Maybe you can find a rubber tomahawk or a Route 66 coffee cup in the stores of Santa Fe. I don't know. I never visited any.
With great confidence, however, I will declare that you can't get any tourist kitsch in Santa Fe for anything shy of an Andy Jackson. That would be a $20 U.S. bill.
"I almost bought a scarf,w" my girlfriend confided when we regrouped. "It was eye-catching, very beautiful."
A frequent visitor to New Mexico over the decades when she was married to an artist in Colorado, she had long before come to appreciate the depth of Santa Fe as a haven for designers and artists. For art, she said, it is quite possibly the most interesting place in North America.

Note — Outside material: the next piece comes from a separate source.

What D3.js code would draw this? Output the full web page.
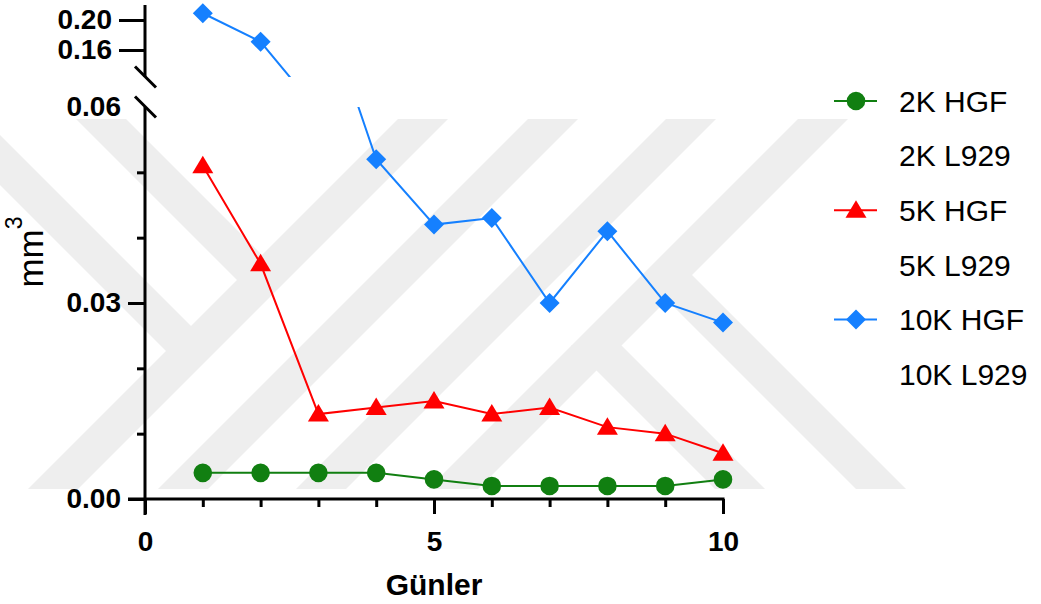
<!DOCTYPE html>
<html>
<head>
<meta charset="utf-8">
<script src="https://d3js.org/d3.v7.min.js"></script>
<style>
  body { margin: 0; background: #fff; }
  text { font-family: Arial, "Liberation Sans", sans-serif; }
</style>
</head>
<body>
<div id="chart"></div>
<script>
// data
var days = [1, 2, 3, 4, 5, 6, 7, 8, 9, 10];
var hgf2k = [0.004, 0.004, 0.004, 0.004, 0.003, 0.002, 0.002, 0.002, 0.002, 0.003];
var hgf5k = [0.051, 0.036, 0.013, 0.014, 0.015, 0.013, 0.014, 0.011, 0.010, 0.007];
var hgf10k = [0.209, 0.171, 0.078, 0.052, 0.042, 0.043, 0.030, 0.041, 0.030, 0.027];
var legendLabels = ["2K HGF", "2K L929", "5K HGF", "5K L929", "10K HGF", "10K L929"];
var xTickValues = [0, 5, 10];
var xMinorTicks = [1, 2, 3, 4, 6, 7, 8, 9];
var yLowTicks = [0, 0.03, 0.06];
var yLowMinor = [0.01, 0.02, 0.04, 0.05];
var yHighTicks = [0.16, 0.20];

var width = 1041, height = 604;

var svg = d3.select("#chart").append("svg")
    .attr("width", width)
    .attr("height", height);

// faint watermark in the background
var wm = svg.append("g").attr("fill", "#eeeeee");
var top0 = 119, bot0 = 489, hw = 25;
[542, 672, 810, 942].forEach(function(c) {   // "/" bands, x + y = c
    wm.append("polygon").attr("points", [
        [c - hw - top0, top0], [c + hw - top0, top0],
        [c + hw - bot0, bot0], [c - hw - bot0, bot0]].join(" "));
});
[[-18, top0, 280], [-160, top0, 351], [251, 345, bot0], [392, 275, bot0]].forEach(function(b) { // "\" bands, x - y = k
    var k = b[0], y0 = b[1], y1 = b[2];
    wm.append("polygon").attr("points", [
        [k - hw + y0, y0], [k + hw + y0, y0],
        [k + hw + y1, y1], [k - hw + y1, y1]].join(" "));
});

// scales
var x = d3.scaleLinear().domain([0, 10]).range([145, 723]);
var yLow = d3.scaleLinear().domain([0, 0.06]).range([499, 107]);
var yHigh = d3.scaleLinear().domain([0.124, 0.22]).range([77, 5]);

var defs = svg.append("defs");
defs.append("clipPath").attr("id", "clipHigh")
    .append("rect").attr("x", 140).attr("y", 0).attr("width", 620).attr("height", 77);
defs.append("clipPath").attr("id", "clipLow")
    .append("rect").attr("x", 140).attr("y", 107).attr("width", 620).attr("height", 420);

// axes
var axisColor = "#000";

// x axis
var gx = svg.append("g").attr("transform", "translate(0,499)");
gx.call(d3.axisBottom(x).tickValues(xTickValues).tickSize(15).tickPadding(17).tickFormat(d3.format("d")));
gx.append("g").call(d3.axisBottom(x).tickValues(xMinorTicks).tickSize(8).tickFormat(""));
gx.selectAll(".domain").remove();
gx.append("line").attr("x1", 128).attr("x2", x(10) + 1.5).attr("stroke", axisColor).attr("stroke-width", 3);
gx.selectAll(".tick line").attr("stroke", axisColor).attr("stroke-width", 3);
gx.selectAll(".tick text").attr("fill", "#000").style("font-size", "28px").style("font-weight", "bold");

// y axis lower segment
var gyl = svg.append("g").attr("transform", "translate(145,0)");
gyl.call(d3.axisLeft(yLow).tickValues(yLowTicks).tickSize(17).tickPadding(7).tickFormat(d3.format(".2f")));
gyl.append("g").call(d3.axisLeft(yLow).tickValues(yLowMinor).tickSize(8).tickFormat(""));
gyl.selectAll(".domain").remove();
gyl.selectAll(".tick").filter(function(d) { return d === 0.06; }).select("line").remove();
gyl.append("line").attr("y1", 107).attr("y2", 515).attr("stroke", axisColor).attr("stroke-width", 3);
gyl.selectAll(".tick line").attr("stroke", axisColor).attr("stroke-width", 3);
gyl.selectAll(".tick text").attr("fill", "#000").style("font-size", "28px").style("font-weight", "bold");

// y axis upper segment
var gyh = svg.append("g").attr("transform", "translate(145,0)");
gyh.call(d3.axisLeft(yHigh).tickValues(yHighTicks).tickSize(26).tickPadding(7).tickFormat(d3.format(".2f")));
gyh.selectAll(".domain").remove();
gyh.append("line").attr("y1", 5).attr("y2", 77).attr("stroke", axisColor).attr("stroke-width", 3);
gyh.selectAll(".tick line").attr("stroke", axisColor).attr("stroke-width", 3);
gyh.selectAll(".tick text").attr("fill", "#000").style("font-size", "28px").style("font-weight", "bold");

// break marks
[yHigh.range()[0], yLow.range()[1]].forEach(function(yy) {
    svg.append("line")
        .attr("x1", 135).attr("y1", yy - 10.5)
        .attr("x2", 156).attr("y2", yy + 10.5)
        .attr("stroke", axisColor).attr("stroke-width", 3);
});

// axis titles
svg.append("text")
    .attr("x", 434).attr("y", 595)
    .attr("text-anchor", "middle")
    .style("font-size", "30px").style("font-weight", "bold")
    .text("Günler");

var yt = svg.append("text")
    .attr("transform", "translate(43,252) rotate(-90)")
    .attr("text-anchor", "middle")
    .style("font-size", "35px");
yt.append("tspan").text("mm");
yt.append("tspan").attr("dy", -21).style("font-size", "23px").text("3");

// series
var series = [
    {name: "2K HGF", values: hgf2k, color: "#117F11", shape: "circle"},
    {name: "5K HGF", values: hgf5k, color: "#FF0000", shape: "triangle"},
    {name: "10K HGF", values: hgf10k, color: "#1580FF", shape: "diamond"}
];

function markerPath(shape) {
    if (shape === "triangle") return "M0,-10L10.5,7.5L-10.5,7.5Z";
    if (shape === "diamond") return "M0,-10L10,0L0,10L-10,0Z";
    return "M9.3,0A9.3,9.3 0 1,1 -9.3,0A9.3,9.3 0 1,1 9.3,0Z";
}

function drawSeries(s, yScale, clipId) {
    var pts = days.map(function(d, i) { return [x(d), yScale(s.values[i])]; });
    var g = svg.append("g").attr("clip-path", "url(#" + clipId + ")");
    g.append("path")
        .attr("d", d3.line()(pts))
        .attr("fill", "none")
        .attr("stroke", s.color)
        .attr("stroke-width", 2);
    g.selectAll("path.marker")
        .data(pts)
        .enter()
        .append("path")
            .attr("class", "marker")
            .attr("transform", function(p) { return "translate(" + p[0] + "," + p[1] + ")"; })
            .attr("d", markerPath(s.shape))
            .attr("fill", s.color);
}

// draw blue first, then red, then green on top
drawSeries(series[2], yHigh, "clipHigh");
drawSeries(series[2], yLow, "clipLow");
drawSeries(series[1], yLow, "clipLow");
drawSeries(series[0], yLow, "clipLow");

// legend
var legendColors = {"2K HGF": series[0], "5K HGF": series[1], "10K HGF": series[2]};
var lg = svg.append("g");
legendLabels.forEach(function(lab, i) {
    var yy = 101 + i * 54.6;
    var s = legendColors[lab];
    if (s) {
        lg.append("line")
            .attr("x1", 834).attr("x2", 877)
            .attr("y1", yy).attr("y2", yy)
            .attr("stroke", s.color).attr("stroke-width", 2);
        lg.append("path")
            .attr("transform", "translate(856," + yy + ")")
            .attr("d", markerPath(s.shape))
            .attr("fill", s.color);
    }
    lg.append("text")
        .attr("x", 899).attr("y", yy)
        .attr("dy", "0.36em")
        .style("font-size", "30px")
        .attr("fill", "#000")
        .text(lab);
});
</script>
</body>
</html>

Taos, located about 90 minutes to the north of Santa Fe, draws renegade authors: D.H. Lawrence (Lady Chatterly's Lover) from the Victorian era and John Nichols (Milagro Beanfield War) of the late '60s drop-outs. The visual artists seek to capture the landscapes in this "land of enchantment," as New Mexico calls itself.
Santa Fe goes deeper and wider. The people who have gathered there try to look at the world in new ways. It has the kind of things you just won't find anywhere else.
"Why didn't you buy the scarf?" I asked.
"Would you believe $615 for a scarf?" she explained. "And then I found a sweater-type jacket that was very attractive and well designed, with a turquoise cast to it. It cost $1,045. But the highest price thing we found was a coat that seemed to be made out of patchwork of rags. Would you believe $3,750?"
You can, however, get interesting earrings for just $10 from the Native American pedlars who spread their blankets in front of the Palace of Governors. It is said to be the longest, continuously occupied structure in North America, going back to 1610-1618. That's when the Spanish conquistadors and priests arrived from Mexico to establish a colonial outpost for what is now the American Southwest.
The Spanish who created place names must have been paid by the word. How else do you figure the full, original name: La Villa Real de la Santa Fe de San Francisco de Asís (the Royal Town of the Holy Faith of Saint Francis of Assisi).
The Palace of Governors today is a museum, one of many in Santa Fe devoted to art and history. The history is one of conquest: The Spanish arrived in the early 1600s to subdue the Pueblo Indians. But Mexico broke away from Spain in 1821. Then, in 1847, the United States invaded, fuelled by the ambition of empire that stretched from sea to shining sea.
You can see evidence of all these waves of conquest, starting with the plaza. It accords with the directive of a Spanish king in the 1500s about how towns should be organized.
But those who were conquered left their mark, too. Just off the plaza is the giant Cathedral Basilica of St. Franciso of Assisi. My girlfriend, again my guide, assured me it's not the same sort of Catholic cathedral you would find in New York or Seattle. The Spanish, as they moved northward, incorporated beliefs and symbols of the indigenous peoples, she explained.
The church, unlike most every other building in Santa Fe, has curves. The city's architecture is of adobe, flat roofs and right angles. Even such franchise mainstays as Wendy's and electronics stores kowtow to the regional architectural style.
Santa Fe isn't your traditional mountain town, but it has a ski area 25 kilometres away, in the Sangre de Cristo Range. Somewhat surprisingly, it's the highest state or provincial capital in North America with one notable exception. Mexico City is at 2,250 metres, higher than the 2,100 metres of Santa Fe.
But here's another comparison: Santa Fe, Aspen and Jackson Hole. If they have different price points, I would argue these are the three most interesting towns in the Rocky Mountains. They're all invigorated by ideas, and that, even more important than their surroundings, is what makes them interesting.
My advice on Santa Fe is to go — but don't expect to get by on the cheap.